Currently, the Navajo Nation counts 34 trails of various types and lengths in various stages of planning, development, and use, ranging from community trails to long-distance routes, park trails and school-based ones, some designed for mountain bikes.
While the parties haven’t worked out details, the state of Arizona has offered some funds from the American Rescue Plan Act (pandemic relief) to build trails on the reservation over the next two years.
Beyond its trail projects, NavajoYES operates its Diné Bike Project, which fixes donated bicycles and gives them to school children, a project set back by the pandemic, says Program Coordinator Aaron Beauford. (Navajos call themselves the Diné, which translates as “the people” or “children of the holy people.”)

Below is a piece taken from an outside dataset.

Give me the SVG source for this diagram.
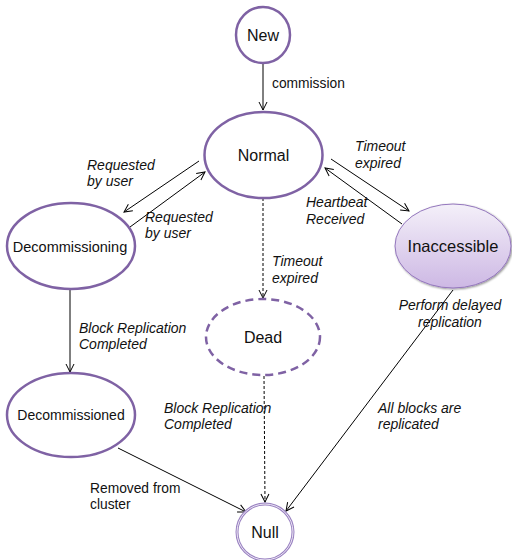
<svg xmlns="http://www.w3.org/2000/svg" width="512" height="560" viewBox="0 0 512 560">
<style>
.node{fill:#fff;stroke:#7f62a4;stroke-width:2.5}
.lbl{font-family:"Liberation Sans",Arial,sans-serif;font-size:16px;fill:#111;text-anchor:middle}
.el{font-family:"Liberation Sans",Arial,sans-serif;font-size:14px;fill:#111;font-style:italic}
.pl{font-family:"Liberation Sans",Arial,sans-serif;font-size:13.8px;fill:#111}
.e{fill:none;stroke:#000;stroke-width:1}
</style>
<defs>
<marker id="arr" markerWidth="10" markerHeight="10" refX="9" refY="5" orient="auto" markerUnits="userSpaceOnUse">
<path d="M1,1 L9,5 L1,9" fill="none" stroke="#000" stroke-width="1"/>
</marker>
<linearGradient id="ig" x1="0" y1="0" x2="0" y2="1">
<stop offset="0" stop-color="#f4f0f9"/>
<stop offset="1" stop-color="#cdb8e4"/>
</linearGradient>
<filter id="sh" x="-20%" y="-20%" width="140%" height="140%">
<feGaussianBlur in="SourceAlpha" stdDeviation="1"/>
<feOffset dx="0.5" dy="1" result="b"/>
<feComponentTransfer><feFuncA type="linear" slope="0.45"/></feComponentTransfer>
<feMerge><feMergeNode/><feMergeNode in="SourceGraphic"/></feMerge>
</filter>
</defs>
<g id="connectors">
<line class="e" x1="263" y1="63" x2="263" y2="110" marker-end="url(#arr)"/>
<line class="e" x1="199" y1="161" x2="124" y2="212" marker-end="url(#arr)"/>
<line class="e" x1="130" y1="227" x2="205" y2="172" marker-end="url(#arr)"/>
<line class="e" x1="331" y1="159" x2="409" y2="211" marker-end="url(#arr)"/>
<line class="e" x1="402" y1="224" x2="325" y2="168" marker-end="url(#arr)"/>
<line class="e" x1="263" y1="198" x2="263" y2="298" stroke-dasharray="3,2" marker-end="url(#arr)"/>
<line class="e" x1="264" y1="376" x2="265" y2="502" stroke-dasharray="3,2" marker-end="url(#arr)"/>
<line class="e" x1="70" y1="290" x2="70" y2="372" stroke="#777" marker-end="url(#arr)"/>
<line class="e" x1="118" y1="448" x2="246" y2="512" marker-end="url(#arr)"/>
<line class="e" x1="453" y1="290" x2="286" y2="511" marker-end="url(#arr)"/>
<text class="pl" x="272" y="88">commission</text>
<text class="el" x="87" y="170">Requested</text>
<text class="el" x="87" y="186">by user</text>
<text class="el" x="145" y="222">Requested</text>
<text class="el" x="145" y="238">by user</text>
<text class="el" x="355" y="151">Timeout</text>
<text class="el" x="355" y="168">expired</text>
<text class="el" x="306" y="207">Heartbeat</text>
<text class="el" x="306" y="224">Received</text>
<text class="el" x="272" y="266">Timeout</text>
<text class="el" x="272" y="283">expired</text>
<text class="el" x="450" y="310" text-anchor="middle">Perform delayed</text>
<text class="el" x="450" y="327" text-anchor="middle">replication</text>
<text class="el" x="79" y="333">Block Replication</text>
<text class="el" x="79" y="349">Completed</text>
<text class="el" x="164" y="413">Block Replication</text>
<text class="el" x="164" y="429">Completed</text>
<text class="el" x="378" y="413">All blocks are</text>
<text class="el" x="378" y="429">replicated</text>
<text class="pl" x="90" y="493">Removed from</text>
<text class="pl" x="90" y="509">cluster</text>
</g>
<g id="new">
<ellipse class="node" cx="263" cy="35" rx="27" ry="28"/>
<text class="lbl" x="263" y="41">New</text>
</g>
<g id="normal">
<ellipse class="node" cx="263.5" cy="155" rx="59" ry="43"/>
<text class="lbl" x="263.5" y="161">Normal</text>
</g>
<g id="decommissioning">
<ellipse class="node" cx="71" cy="246" rx="64" ry="43"/>
<text class="lbl" x="70" y="252" style="font-size:14.5px">Decommissioning</text>
</g>
<g id="inaccessible">
<ellipse cx="453" cy="246" rx="58" ry="42" fill="url(#ig)" stroke="#9477bd" stroke-width="1" filter="url(#sh)"/>
<text class="lbl" x="453" y="252" style="font-size:16.5px">Inaccessible</text>
</g>
<g id="dead">
<ellipse class="node" cx="263" cy="337" rx="57" ry="38" stroke-dasharray="8,5"/>
<text class="lbl" x="263" y="343">Dead</text>
</g>
<g id="decommissioned">
<ellipse class="node" cx="71" cy="415" rx="64" ry="42"/>
<text class="lbl" x="71" y="420" style="font-size:14px">Decommissioned</text>
</g>
<g id="null">
<circle cx="265" cy="532" r="28" fill="#fff" stroke="#9a82c2" stroke-width="3"/>
<circle cx="265" cy="532" r="28" fill="none" stroke="#fff" stroke-width="0.8"/>
<text class="lbl" x="265" y="538">Null</text>
</g>
</svg>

“The challenge we’ve been through since COVID was trying to get back into local schools,” Beauford says. “We used to visit a lot of schools (and sponsor bike rides). We can’t do that nowadays.” The project employs two mechanics to fix bikes and tries to work with others. Donations include all sorts of bikes for all ages: “little kids” bikes, mountain bikes, road bikes. We’ve got something for just about everyone,” Beauford says. In April, Beauford said the project included about 300 bikes in its inventory and has given away about 60 so far this year.

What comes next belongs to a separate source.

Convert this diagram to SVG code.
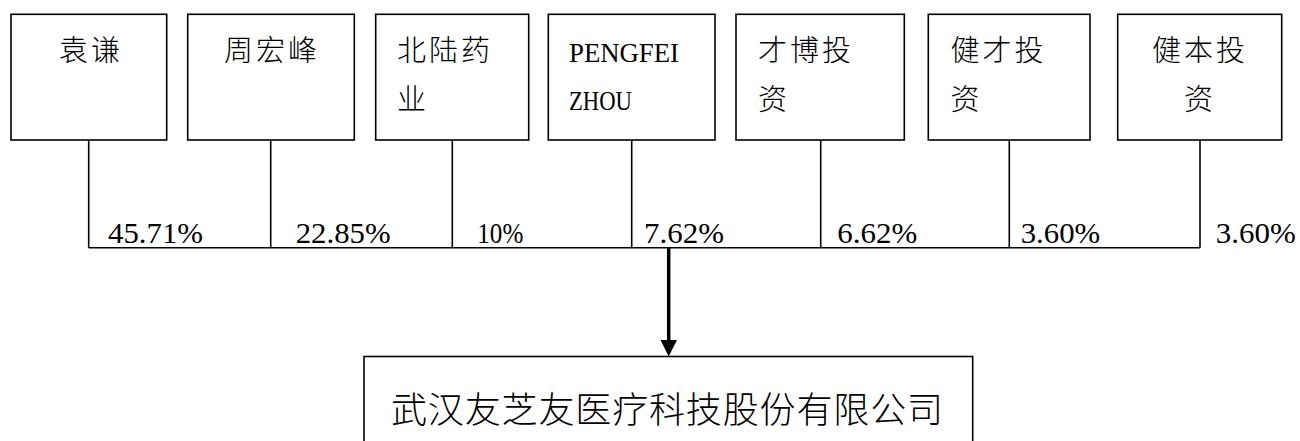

Also, in March, Eve’s Fund, a Navajo youth-serving non-profit, donated 100 helmets for the project. Each child who gets a helmet makes a pledge to wear it whenever riding.

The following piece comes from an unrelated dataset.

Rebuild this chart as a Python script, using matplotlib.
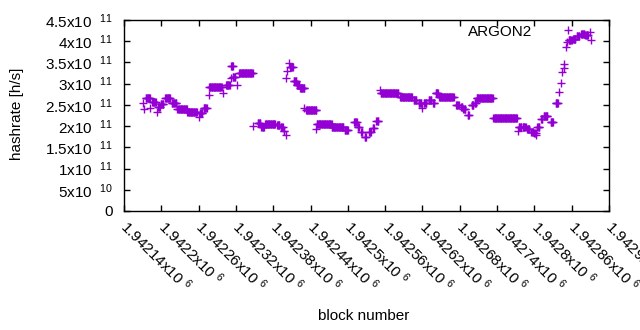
import numpy as np
import matplotlib
matplotlib.use("Agg")
import matplotlib.pyplot as plt

plt.rcParams.update(
    {
        "font.family": "Liberation Sans",
        "font.size": 11,
        "mathtext.fontset": "custom",
        "mathtext.rm": "Liberation Sans",
        "mathtext.it": "Liberation Sans",
        "mathtext.default": "rm",
    }
)

# runs of blocks with the same estimated hashrate (x1e11 h/s)
run_first = [
    1942171, 1942172, 1942175, 1942182, 1942185, 1942193, 1942195, 1942199,
    1942206, 1942217, 1942226, 1942242, 1942261, 1942262, 1942268, 1942277,
    1942277, 1942299, 1942304, 1942312, 1942312, 1942315, 1942322, 1942325,
    1942348, 1942355, 1942361, 1942367, 1942386, 1942392, 1942397, 1942401,
    1942401, 1942402, 1942405, 1942407, 1942413, 1942418, 1942423, 1942430,
    1942433, 1942449, 1942450, 1942474, 1942495, 1942510, 1942516, 1942521,
    1942527, 1942534, 1942540, 1942546, 1942552, 1942553, 1942584, 1942606,
    1942614, 1942619, 1942622, 1942630, 1942637, 1942641, 1942647, 1942674,
    1942682, 1942686, 1942693, 1942699, 1942704, 1942707, 1942734, 1942773,
    1942775, 1942781, 1942788, 1942795, 1942800, 1942803, 1942805, 1942811,
    1942815, 1942826, 1942834, 1942840, 1942843, 1942845, 1942847, 1942848,
    1942851, 1942852, 1942855, 1942862, 1942868, 1942875, 1942882, 1942889,
    1942891,
]
run_last = [
    1942171, 1942172, 1942182, 1942182, 1942191, 1942193, 1942198, 1942203,
    1942214, 1942224, 1942241, 1942257, 1942261, 1942266, 1942273, 1942277,
    1942297, 1942299, 1942310, 1942312, 1942315, 1942319, 1942322, 1942347,
    1942348, 1942359, 1942365, 1942383, 1942390, 1942395, 1942398, 1942401,
    1942401, 1942402, 1942405, 1942411, 1942417, 1942422, 1942430, 1942430,
    1942449, 1942449, 1942474, 1942493, 1942500, 1942514, 1942518, 1942523,
    1942529, 1942537, 1942542, 1942549, 1942552, 1942581, 1942603, 1942610,
    1942618, 1942619, 1942626, 1942634, 1942639, 1942645, 1942670, 1942678,
    1942684, 1942689, 1942695, 1942702, 1942706, 1942733, 1942772, 1942773,
    1942779, 1942786, 1942792, 1942798, 1942802, 1942803, 1942808, 1942813,
    1942821, 1942830, 1942838, 1942840, 1942843, 1942845, 1942847, 1942848,
    1942851, 1942852, 1942860, 1942866, 1942872, 1942880, 1942886, 1942889,
    1942891,
]
run_rate = [
    2.54, 2.40, 2.66, 2.42, 2.56, 2.34, 2.46, 2.52,
    2.66, 2.55, 2.40, 2.34, 2.22, 2.30, 2.42, 2.73,
    2.91, 2.79, 2.98, 3.14, 3.42, 3.15, 2.97, 3.24,
    2.00, 2.08, 1.99, 2.05, 2.03, 1.97, 1.89, 1.79,
    3.13, 3.31, 3.48, 3.40, 3.07, 2.97, 2.89, 2.43,
    2.38, 1.93, 2.05, 1.97, 1.91, 2.10, 1.99, 1.87,
    1.74, 1.87, 1.95, 2.13, 2.85, 2.77, 2.68, 2.62,
    2.55, 2.42, 2.54, 2.62, 2.54, 2.79, 2.68, 2.50,
    2.44, 2.40, 2.26, 2.50, 2.55, 2.66, 2.18, 1.89,
    1.99, 1.97, 1.93, 1.87, 1.83, 1.79, 1.99, 2.16,
    2.24, 2.10, 2.54, 2.81, 3.01, 3.28, 3.36, 3.47,
    3.86, 3.97, 4.02, 4.05, 4.12, 4.18, 4.15, 4.22,
    4.03,
]

xtick_vals = np.arange(1942140, 1942921, 60)
ytick_vals = np.arange(0, 4.51e11, 0.5e11)

purple = "#9400D3"

blocks = np.concatenate([np.arange(a, b + 1) for a, b in zip(run_first, run_last)])
rates = np.concatenate(
    [np.full(b - a + 1, r * 1e11) for a, b, r in zip(run_first, run_last, run_rate)]
)


def sci_label(v):
    if v == 0:
        return "0"
    exp = int(np.floor(np.log10(v)))
    mant = v / 10**exp
    return f"{mant:g}x10  $^{{{exp}}}$"


fig = plt.figure(figsize=(6.4, 3.3), dpi=100)
ax = fig.add_axes([124 / 640, 1 - 211 / 330, 485 / 640, 191 / 330])

ax.plot(blocks, rates, linestyle="none", marker="+", markersize=6,
        markeredgewidth=1.0, color=purple, label="ARGON2")

ax.set_xlim(1942140, 1942920)
ax.set_ylim(0, 4.5e11)

ax.set_yticks(ytick_vals)
ax.set_yticklabels([sci_label(v) for v in ytick_vals])
ax.set_xticks(xtick_vals)
ax.set_xticklabels([f"{v / 1e6:g}x10 $^{{6}}$" for v in xtick_vals],
                   rotation=-45, ha="left", va="center", rotation_mode="anchor")

ax.tick_params(direction="in", length=4, width=1, top=True, right=True,
               labelsize=11)
ax.tick_params(axis="x", pad=9)
ax.tick_params(axis="y", pad=8)
for spine in ax.spines.values():
    spine.set_linewidth(1)

ax.set_ylabel("hashrate [h/s]", fontsize=11)
ax.yaxis.set_label_coords((17 - 124) / 485, (211 - 114) / 191)
ax.yaxis.label.set_va("center")
ax.set_xlabel("block number", fontsize=11)
ax.xaxis.set_label_coords((364 - 124) / 485, (211 - 316) / 191)
ax.xaxis.label.set_va("center")

ax.legend(loc="center right", bbox_to_anchor=((583 - 124) / 485, (211 - 31.5) / 191),
          frameon=False, markerfirst=False, borderpad=0, borderaxespad=0,
          handlelength=2, handletextpad=1.3, fontsize=11)

plt.savefig("out.png", dpi=100)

When conditions permit, NavajoYES also sponsors events such as bike races (http://navajoyes.org/dine-bike-project/). NavajoYES plans to sponsor several events this year at dates to be determined, including the Tour de Rez Cup Series and the Chuska Challenge Mountain Bike Race, which has been going on 28 years and usually takes place in September.
The Indian Health Service (IHS) is trying to pick up the ball and expand biking at schools in villages in the Arizona section of the Diné lands. “Many of the bikes were expensive and hard to keep up,” explains Genevieve Notah, associate director of the Office of Program Planning and Evaluation of the Navajo Area Indian Health Service. IHS efforts hit a series of setbacks. “Because of COVID, not much really happened,” Notah explains. A lack of staff delayed recent efforts. Last winter, IHS decided time was ripe to get youth into social biking again. It solicited bids for a contractor to work with 20 schools on youth bike rides and repair clinics as part of the school health program. But the effort faced another setback when the contacting official left to take another job. So IHS withdrew the request which it wants to reissue at an unspecified date, Notah says.